Monday, 10 December 2012

Monday Morning Book Club - Favourite Reads of 2012

1. Crossing To Safety by Wallace Stegner

Our Shearer's second Monday of the month book club opted to read Wallace Stegner's Crossing To Safety following an extraordinarily positive endorsement by all on the panel of ABC TV July's First Tuesday Book Club.
Our group was unanimously equally smitten, and, by a long shot, voted it as our favourite book this year.
The novel recounts a long adult friendship between two couples who meet in 1937, and, over the following four decades, by a quiet, but totally engaging narrative alchemy of flashback and reflection, we learn of the highs and lows of their marriages, their aspirations, and the complex bonds and strains of their friendship.
Stegner's characterisation is gifted, with his characters drawn with such psychological accuracy, depth and insight, they resonate as if they are real people.
Truly, a masterpiece.
- Carol

I was fortunate that our Book Club group chose this story to celebrate the 200th Anniversary of Dickens’ birth.   It’s amazing how I recognized many contemporary characters as Dickens perceptively described every nuance and foible of each of the many characters.   Every element of a great novel is  there – travel, adventure, romance, tragedy, hatred, evil, goodness, parsimony, poverty, snobbery and much more.  The language is so rich and stretches the reader’s vocabulary but he also introduces his own words which don’t need his dictionary as they are so bizarre and descriptive that the reader perfectly understand the author’s intent and meaning.  I urge everyone to read at least one Dickens every year as it reminds us why we love books and storytelling.

- Caz
3. The Street Sweeper by Elliot Perlman 

‘The Street Sweeper’ is an absorbing work of fiction within the context of well- researched historical facts. It spans half a century and encompasses the civil rights movement in USA, the Holocaust, Chicago unions and life in twenty-first century New York. Some fictional characters are based partly on real people (see Author’s note).

Lamont Williams is an African American on probation and working as a janitor in a hospital. Adam Zignelik, an Australian historian, is an untenured professor at the University of Columbia. Both men are struggling with aspects of their lives. Their stories are linked through connections with friends, family, acquaintances, strangers and others whose lives ebb and flow through the story.

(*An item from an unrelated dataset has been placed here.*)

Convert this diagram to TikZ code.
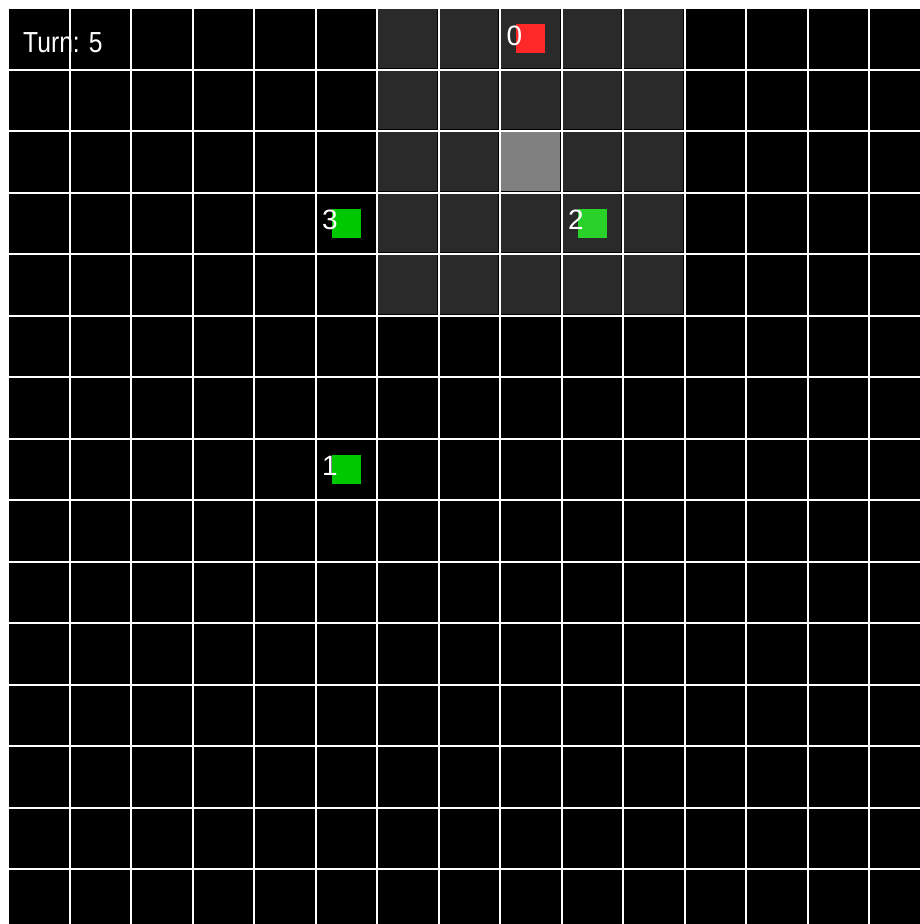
\documentclass[tikz,border=0pt]{standalone}
\usepackage{graphicx}
\usepackage{fontspec}
\setmainfont{Liberation Sans}
\usepackage{tikz}
\definecolor{fogcell}{RGB}{42,42,42}
\definecolor{seencell}{RGB}{128,128,128}
\definecolor{agentred}{RGB}{255,40,40}
\definecolor{agentgreen}{RGB}{0,200,0}
\definecolor{agentlight}{RGB}{40,210,40}

\begin{document}
\begin{tikzpicture}[x=1pt,y=-1pt]

\tikzset{every node/.style={text=white,inner sep=0pt,font=\fontsize{28}{28}\selectfont},
  agent/.style={draw=none,minimum size=29pt,anchor=north west},
  agentlabel/.style={anchor=base east}}
\clip (0,0) rectangle (920,924);
\fill[white] (0,0) rectangle (920,924);
% board cells
  \foreach \x in {0,...,14}
    \foreach \y in {0,...,14}
      \fill[black] (9+61.5*\x,9+61.5*\y) rectangle ++(59.5,59.5);
% field of view
  \foreach \x in {6,...,10}
    \foreach \y in {0,...,4}
      \fill[fogcell] (9+61.5*\x,9+61.5*\y) rectangle ++(58.5,58.5);
	\fill[seencell] (9+61.5*8,9+61.5*2) rectangle ++(58.5,58.5);
% turn counter
    \node[anchor=base west,font=\fontsize{29}{29}\selectfont] (turn) at (23,52.5) {\scalebox{0.85}[1]{Turn: 5}};
% agents
    \node[agent,fill=agentred] (agent0) at (9+61.5*8+15,9+15) {};
    \node[agent,fill=agentgreen] (agent1) at (9+61.5*5+15,9+61.5*7+15) {};
    \node[agent,fill=agentlight] (agent2) at (9+61.5*9+15,9+61.5*3+15) {};
    \node[agent,fill=agentgreen] (agent3) at (9+61.5*5+15,9+61.5*3+15) {};
  \foreach \i in {0,...,3}
    \node[agentlabel] (label\i) at ([shift={(6.5,21)}]agent\i.north west) {\i};
\end{tikzpicture}
\end{document}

At risk to his own future Lamont befriends a patient, Henryk Mandelbrot, a Polish Jew and Holocaust survivor, dying of cancer. As the friendship develops through empathy and acts of kindness Henryk entrusts Lamont with his story of life in the ghetto and concentration/death camps, especially his time in the Sonderkommando unit, Jewish prisoners who were forced to bury the bodies from the gas chambers.

 In a library storeroom Adam discovers the original tapes of the first interviews with Holocaust survivors after the evacuation of the camps. These tapes tell the story of the Sonderkommandos uprising at Auchwitz-Birkenau and the courageous women who smuggled quantities of gunpowder to the men in the camp.

Although the Holocaust is a powerful component of the book with the depiction of terrible events and injustices, its scope is much wider. It is a story of hope, resilience, love, courage, healing, happiness, heroism, kindness, survival and the way stories and lives can connect and intersect in unexpected ways within community and varying social strata.

There are many interesting and intriguing characters, which the author develops with understanding and sensitivity enabling the reader to feel deeply for them. The Street Sweeper portrays the complexities of life across a broad range of experiences, emotions and time. It is a long book but interest does not wane as the author moves the story with great skill from one situation to another and back again.

This is a powerful story, which revives our recollections of history, engages, enlightens, informs, and challenges us to reflect on the human spirit. It is a remarkable, well-crafted book - one of the best this year (if not the best).